Beach Road from Five Corners past Packer’s has a 40-foot-wide right of way. On August 5, the planning board proposed a “41-foot hybrid option,” which would provide two 10.5-foot travel lanes with 4.5-foot bicycle lanes and 5.5-foot sidewalks on either side. The plan showed an eventual transition to a “shared-use path section,” which would include the same 10.5-foot travel lanes, but one side would have a 2-foot buffer and 2-foot shoulder, and the other side would have a 2-foot shoulder with a 3- to 4-foot landscape area and 10-foot shared-use path (SUP). It would connect to the current SUP between Wind’s Up and the drawbridge over the entrance to Lagoon Pond.

That SUP design has been the main sticking point. On August 17, the transportation subcommittee, board of selectmen, and representatives from the MassDOT met. Selectmen Larry Gomez and Mr. Israel, both opposed to the plan, said they may be amenable to the project pending the extension of the north-side sidewalk as far as Mone Insurance Agency. The hybrid plan has it ending similar to where it currently ends, near the Shell station. Lengthening the sidewalk would have required a right-of-way extension from 41 feet to 44.5 feet for the section of road in front of Mr. Packer’s property.

Last Friday, Mr. Seidman said if Mr. Packer declined the 3.5-foot taking, they would have to return to the drawing board with MassDOT to see if the north-side sidewalk is still a possibility with the 41-foot right of way.

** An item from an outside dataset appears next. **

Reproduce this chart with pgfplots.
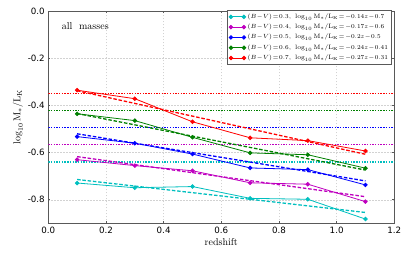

“It’s just a matter of, is the south side at the bare minimum, because we already have waivers for the road, we have waivers for the shoulder, we have waivers for the sidewalk, so I just don’t know if in the hybrid plan where it sort of switches over, whether that 2-foot buffer, 3- to 4-foot landscape, and then 10-foot sidewalk, is there any give in that,” he said.

Speaking Friday, before Mr. Packer announced his decision, Mr. Seidman remained optimistic. “We had 2,500 feet in discussion and we’re down to 400 feet; that’s steady progress,” he said.